In the listing that follows, retype every line from the first through the one containing "import plotly.graph_objects as go". Pictures are to be left out.
______
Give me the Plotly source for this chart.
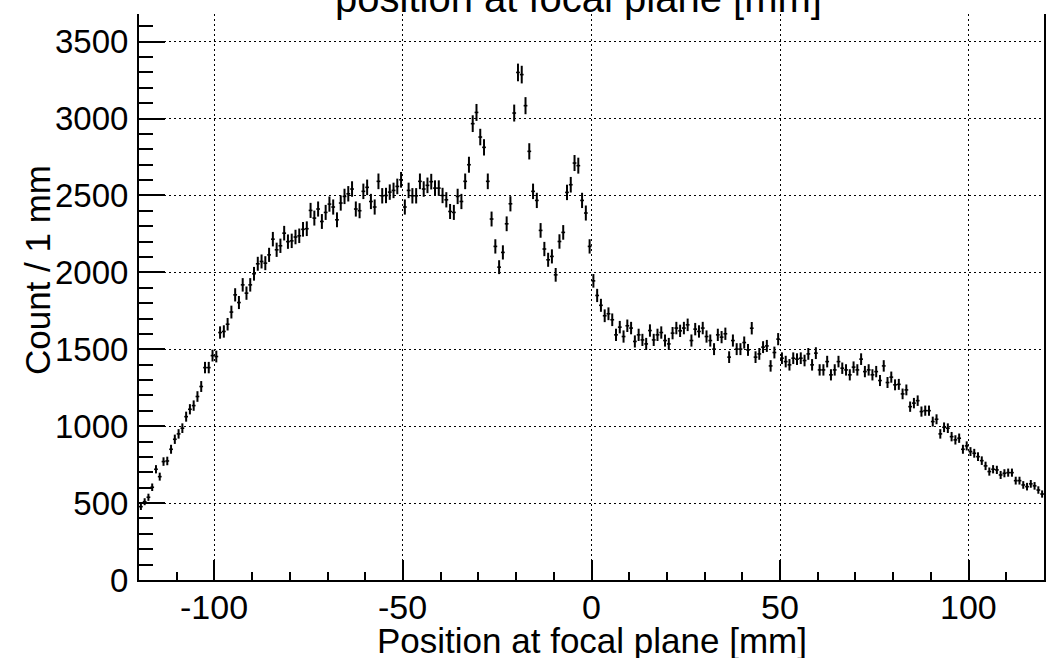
import numpy as np
import plotly.graph_objects as go

# Histogram: 1 mm bins from -120 to 120 mm
bin_low = -120.0
bin_width = 1.0
counts = [
    477, 509, 538, 603, 720, 672, 770, 774, 850, 915,
    950, 987, 1062, 1110, 1134, 1193, 1258, 1381, 1381, 1459,
    1453, 1609, 1616, 1663, 1742, 1854, 1804, 1919, 1865, 1919,
    1991, 2056, 2071, 2060, 2114, 2216, 2147, 2173, 2255, 2200,
    2205, 2230, 2238, 2280, 2284, 2403, 2353, 2412, 2331, 2390,
    2444, 2425, 2342, 2451, 2494, 2511, 2542, 2412, 2401, 2527,
    2553, 2461, 2425, 2592, 2498, 2500, 2522, 2533, 2559, 2602,
    2425, 2533, 2498, 2498, 2592, 2542, 2566, 2590, 2548, 2548,
    2500, 2472, 2396, 2390, 2494, 2461, 2592, 2700, 2967, 3040,
    2880, 2813, 2592, 2347, 2169, 2034, 2130, 2316, 2446, 3036,
    3300, 3286, 3084, 2787, 2527, 2468, 2273, 2152, 2082, 2104,
    1984, 2201, 2260, 2520, 2570, 2711, 2694, 2468, 2386, 2169,
    1945, 1850, 1786, 1718, 1731, 1692, 1594, 1644, 1583, 1653,
    1638, 1551, 1594, 1561, 1535, 1622, 1561, 1594, 1609, 1557,
    1535, 1605, 1638, 1620, 1638, 1659, 1557, 1631, 1616, 1638,
    1583, 1557, 1501, 1594, 1579, 1601, 1449, 1557, 1501, 1501,
    1544, 1496, 1637, 1449, 1470, 1514, 1522, 1392, 1479, 1566,
    1442, 1420, 1399, 1442, 1436, 1442, 1427, 1470, 1399, 1475,
    1366, 1366, 1420, 1334, 1366, 1420, 1377, 1366, 1334, 1384,
    1366, 1436, 1355, 1366, 1334, 1355, 1297, 1392, 1284, 1319,
    1269, 1272, 1210, 1236, 1127, 1150, 1166, 1095, 1101, 1101,
    1030, 1045, 950, 993, 987, 932, 911, 922, 850, 872,
    835, 824, 802, 776, 742, 705, 720, 716, 683, 694,
    698, 698, 646, 646, 618, 607, 625, 612, 585, 559,
]

x_tick_values = [-100, -50, 0, 50, 100]
x_tick_labels = ["-100", "-50", "0", "50", "100"]

title_text = "position at focal plane [mm]"
x_title = "Position at focal plane [mm]"
y_title = "Count / 1 mm"

counts_arr = np.array(counts, dtype=float)
x_centers = bin_low + bin_width * (np.arange(len(counts)) + 0.5)
errors = np.sqrt(counts_arr)

FONT = "Liberation Sans, Arial, Helvetica, sans-serif"

fig = go.Figure()
fig.add_trace(go.Scatter(
    x=x_centers, y=counts_arr, mode="markers",
    marker=dict(size=1, color="black"),
    error_y=dict(type="data", array=errors, visible=True, color="black", thickness=2, width=0),
    error_x=dict(type="constant", value=bin_width / 2, visible=True, color="black", thickness=1.6, width=0),
    showlegend=False, hoverinfo="x+y",
))

annotations = [
    dict(text=title_text, xref="paper", yref="paper", x=0.4857, y=0.9867,
         xanchor="center", yanchor="bottom", showarrow=False,
         font=dict(size=40, family=FONT, color="black")),
    dict(text=x_title, xref="paper", yref="paper", x=0.5, y=-0.0694,
         xanchor="center", yanchor="top", showarrow=False,
         font=dict(size=35, family=FONT, color="black")),
    dict(text=y_title, xref="paper", yref="paper", x=-0.0889, y=0.5477,
         xanchor="right", yanchor="middle", textangle=-90, showarrow=False,
         font=dict(size=35, family=FONT, color="black")),
]
for v, t in zip(x_tick_values, x_tick_labels):
    annotations.append(dict(text=t, x=v, xref="x", yref="paper", y=-0.0099,
                            xanchor="center", yanchor="top", showarrow=False,
                            font=dict(size=34, family=FONT, color="black")))

fig.update_layout(
    width=1058, height=658,
    margin=dict(l=139, r=12, t=14, b=78, pad=0),
    paper_bgcolor="white", plot_bgcolor="white",
    font=dict(family=FONT, color="black", size=33),
    xaxis=dict(
        range=[-120, 120], tickvals=x_tick_values, showticklabels=False,
        showline=True, linecolor="black", linewidth=2, mirror=False,
        ticks="inside", ticklen=20, tickwidth=1.5, tickcolor="black",
        minor=dict(dtick=10, ticklen=8, tickwidth=1.5, tickcolor="black", ticks="inside", showgrid=False),
        showgrid=True, gridcolor="black", gridwidth=1, griddash="2px,3px",
        zeroline=False,
    ),
    yaxis=dict(
        range=[0, 3680], tick0=0, dtick=500,
        showline=True, linecolor="black", linewidth=2, mirror=True,
        ticks="inside", ticklen=26, tickwidth=1.5, tickcolor="black",
        minor=dict(dtick=100, ticklen=14, tickwidth=1.5, tickcolor="black", ticks="inside", showgrid=False),
        showgrid=True, gridcolor="black", gridwidth=1, griddash="2px,3px",
        zeroline=False, tickfont=dict(size=33), ticklabelstandoff=2,
    ),
    annotations=annotations,
)

fig.write_html("out.html")
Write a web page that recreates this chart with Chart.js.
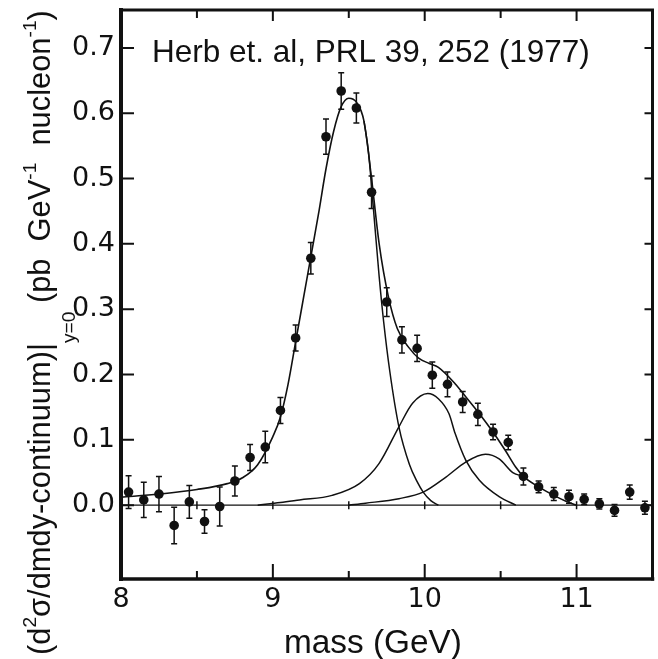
<!DOCTYPE html>
<html><head><meta charset="utf-8">
<script src="https://cdn.jsdelivr.net/npm/chart.js@4.4.1/dist/chart.umd.min.js"></script>
<style>html,body{margin:0;padding:0;background:#fff;overflow:hidden}#wrap{width:658px;height:659px}</style>
</head><body><div id="wrap"><canvas id="c" width="658" height="659"></canvas></div>
<script>
// ---- data ----
const massBins = [8.05,8.15,8.25,8.35,8.45,8.55,8.65,8.75,8.85,8.95,9.05,9.15,9.25,9.35,9.45,9.55,9.65,9.75,9.85,9.95,10.05,10.15,10.25,10.35,10.45,10.55,10.65,10.75,10.85,10.95,11.05,11.15,11.25,11.35,11.45];
const crossSection = [0.020,0.008,0.017,-0.031,0.005,-0.025,-0.002,0.037,0.073,0.089,0.145,0.256,0.378,0.564,0.634,0.608,0.479,0.311,0.253,0.240,0.199,0.185,0.158,0.139,0.112,0.096,0.044,0.028,0.017,0.013,0.009,0.002,-0.008,0.020,-0.004];
const errors = [0.025,0.027,0.027,0.028,0.025,0.018,0.030,0.023,0.020,0.024,0.020,0.020,0.024,0.027,0.028,0.023,0.025,0.022,0.020,0.020,0.020,0.019,0.016,0.017,0.012,0.011,0.013,0.009,0.010,0.010,0.008,0.008,0.009,0.011,0.010];

const fitTotalX = [8.00,8.25,8.50,8.70,8.80,8.90,9.00,9.05,9.10,9.15,9.20,9.25,9.30,9.35,9.40,9.45,9.50,9.55,9.60,9.65,9.70,9.76,9.82,9.90,9.96,10.03,10.09,10.20,10.27,10.36,10.44,10.53,10.60,10.65,10.75,10.85,10.93,11.00];
const fitTotalY = [0.012,0.017,0.024,0.033,0.042,0.062,0.105,0.135,0.185,0.250,0.315,0.380,0.445,0.515,0.572,0.610,0.623,0.617,0.588,0.500,0.400,0.320,0.270,0.240,0.225,0.217,0.211,0.186,0.166,0.140,0.115,0.084,0.058,0.044,0.028,0.015,0.006,0.000];

const upsilon1SX = [9.60,9.63,9.66,9.70,9.73,9.77,9.83,9.90,9.95,9.99,10.04,10.09];
const upsilon1SY = [0.588,0.540,0.460,0.350,0.280,0.205,0.120,0.062,0.036,0.020,0.007,0.000];

const upsilon2SX = [8.90,9.05,9.175,9.39,9.57,9.70,9.83,9.92,10.02,10.09,10.16,10.20,10.27,10.36,10.49,10.60];
const upsilon2SY = [0.000,0.004,0.008,0.015,0.033,0.064,0.120,0.156,0.171,0.163,0.140,0.110,0.069,0.038,0.013,0.000];

const upsilon3SX = [9.50,9.61,9.83,9.99,10.14,10.27,10.40,10.49,10.58,10.65];
const upsilon3SY = [0.000,0.003,0.010,0.020,0.043,0.066,0.078,0.071,0.050,0.044];

const zeroLineX = [8.0, 11.5];
const baselineMarks = [8.5,9.0,9.5,10.0,10.5,11.0];
const xTickValues = [8,9,10,11];
const xTickLabels = ['8','9','10','11'];
const xMinorTicks = [8.5,9.0,9.5,10.0,10.5,11.0];
const yTickValues = [0.0,0.1,0.2,0.3,0.4,0.5,0.6,0.7];
const yTickLabels = ['0.0','0.1','0.2','0.3','0.4','0.5','0.6','0.7'];
const annotationText = 'Herb et. al, PRL 39, 252 (1977)';
const xTitleText = 'mass (GeV)';
const yTitleParts = [
  ['(d','n'],['2','sup'],['σ/dmdy-continuum)','n'],['|','n'],['y=0','sub'],
  [' (pb  GeV','n'],['-1','sup'],['  nucleon','n'],['-1','sup'],[')','n']
];

// ---- build ----
const toPts = (xs, ys) => xs.map((x, i) => ({x, y: ys[i]}));
const INK = '#111';

const lineDs = (xs, ys, w) => ({
  data: toPts(xs, ys), showLine: true, borderColor: INK, borderWidth: w,
  pointRadius: 0, cubicInterpolationMode: 'monotone', fill: false
});

const errorBarPlugin = {
  id: 'errbars',
  afterDatasetsDraw(chart) {
    const {ctx, scales: {x, y}} = chart;
    ctx.save();
    ctx.strokeStyle = INK; ctx.lineWidth = 1.5;
    massBins.forEach((m, i) => {
      const px = x.getPixelForValue(m);
      const t = y.getPixelForValue(crossSection[i] + errors[i]);
      const b = y.getPixelForValue(crossSection[i] - errors[i]);
      ctx.beginPath();
      ctx.moveTo(px, t); ctx.lineTo(px, b);
      ctx.moveTo(px - 3, t); ctx.lineTo(px + 3, t);
      ctx.moveTo(px - 3, b); ctx.lineTo(px + 3, b);
      ctx.stroke();
    });
    ctx.restore();
  }
};

function fitFont(ctx, text, family, target) {
  ctx.font = '30px ' + family;
  return 30 * target / ctx.measureText(text).width;
}

const framePlugin = {
  id: 'frame',
  afterDraw(chart) {
    const {ctx, chartArea: a, scales: {x, y}} = chart;
    ctx.save();
    ctx.strokeStyle = INK; ctx.fillStyle = INK;
    ctx.lineCap = 'butt';
    ctx.lineWidth = 2;
    xMinorTicks.forEach(v => {
      const px = x.getPixelForValue(v), major = Number.isInteger(v);
      ctx.beginPath();
      ctx.moveTo(px, a.bottom); ctx.lineTo(px, a.bottom - (major ? 15 : 8));
      ctx.moveTo(px, a.top); ctx.lineTo(px, a.top + (major ? 11 : 8));
      ctx.stroke();
    });
    yTickValues.forEach(v => {
      const py = y.getPixelForValue(v);
      ctx.beginPath();
      ctx.moveTo(a.left, py); ctx.lineTo(a.left + 13, py);
      ctx.moveTo(a.right, py); ctx.lineTo(a.right - 8, py);
      ctx.stroke();
    });
    // frame
    ctx.lineCap = 'square';
    ctx.lineWidth = 4; ctx.beginPath(); ctx.moveTo(a.left, a.top); ctx.lineTo(a.left, a.bottom); ctx.stroke();
    ctx.lineWidth = 3.5; ctx.beginPath(); ctx.moveTo(a.left, a.bottom); ctx.lineTo(a.right, a.bottom); ctx.stroke();
    ctx.lineWidth = 3; ctx.beginPath(); ctx.moveTo(a.left, a.top); ctx.lineTo(a.right, a.top); ctx.lineTo(a.right, a.bottom); ctx.stroke();

    // annotation
    const fam = '"Liberation Sans", Arial, sans-serif';
    let fs = fitFont(ctx, annotationText, fam, 438);
    ctx.font = fs + 'px ' + fam;
    ctx.textBaseline = 'alphabetic'; ctx.textAlign = 'left';
    ctx.fillText(annotationText, 152, 62);

    // x title
    fs = fitFont(ctx, xTitleText, fam, 178);
    ctx.font = fs + 'px ' + fam;
    ctx.textAlign = 'center';
    ctx.fillText(xTitleText, 373, 653);

    // y title (rotated)
    const base = 30;
    const sizeOf = k => k === 'n' ? base : base * 0.62;
    let total = 0;
    yTitleParts.forEach(([t, k]) => { ctx.font = sizeOf(k) + 'px ' + fam; total += ctx.measureText(t).width; });
    const sc = 645 / total;
    ctx.translate(50, 655);
    ctx.rotate(-Math.PI / 2);
    ctx.textAlign = 'left';
    let cx = 0;
    yTitleParts.forEach(([t, k]) => {
      const s = sizeOf(k) * sc;
      ctx.font = s + 'px ' + fam;
      const dy = k === 'sup' ? -base * sc * 0.45 : (k === 'sub' ? base * sc * 0.8 : 0);
      ctx.fillText(t, cx, dy);
      cx += ctx.measureText(t).width;
    });
    ctx.restore();
  }
};

new Chart(document.getElementById('c'), {
  type: 'scatter',
  data: {
    datasets: [
      { data: toPts(massBins, crossSection), backgroundColor: INK, borderColor: INK, pointRadius: 4.8, pointBorderWidth: 0, showLine: false },
      lineDs(fitTotalX, fitTotalY, 1.6),
      lineDs(upsilon1SX, upsilon1SY, 1.5),
      lineDs(upsilon2SX, upsilon2SY, 1.5),
      lineDs(upsilon3SX, upsilon3SY, 1.5),
      { data: zeroLineX.map(v => ({x: v, y: 0})), showLine: true, borderColor: INK, borderWidth: 1.3, pointRadius: 0 },
      { data: baselineMarks.map(v => ({x: v, y: 0})), showLine: false, pointStyle: 'line', rotation: 90, pointRadius: 4, borderColor: INK, borderWidth: 1.5 }
    ]
  },
  options: {
    responsive: false, animation: false, devicePixelRatio: 1,
    layout: { padding: { left: 0, top: 10, right: 4, bottom: 0 } },
    plugins: { legend: { display: false }, tooltip: { enabled: false } },
    scales: {
      x: {
        type: 'linear', min: 8, max: 11.5,
        grid: { display: false, drawTicks: false }, border: { display: false },
        afterBuildTicks: s => { s.ticks = xTickValues.map(v => ({value: v})); },
        ticks: { padding: 5, color: INK, maxRotation: 0, font: { family: '"DejaVu Sans", sans-serif', size: 27 },
          callback: v => xTickLabels[xTickValues.indexOf(v)] ?? '' },
        afterFit: s => { s.height = 80; s.paddingLeft = 0; s.paddingRight = 0; }
      },
      y: {
        type: 'linear', min: -0.113, max: 0.758,
        grid: { display: false, drawTicks: false }, border: { display: false },
        afterBuildTicks: s => { s.ticks = yTickValues.map(v => ({value: v})); },
        ticks: { padding: 6, color: INK, font: { family: '"DejaVu Sans", sans-serif', size: 27 },
          callback: (v, i) => yTickLabels[i] ?? '' },
        afterFit: s => { s.width = 121; s.paddingTop = 0; s.paddingBottom = 0; }
      }
    }
  },
  plugins: [errorBarPlugin, framePlugin]
});
</script></body></html>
______
▶ [Task result]:
Give me the Plotly source for this chart.
import numpy as np
import plotly.graph_objects as go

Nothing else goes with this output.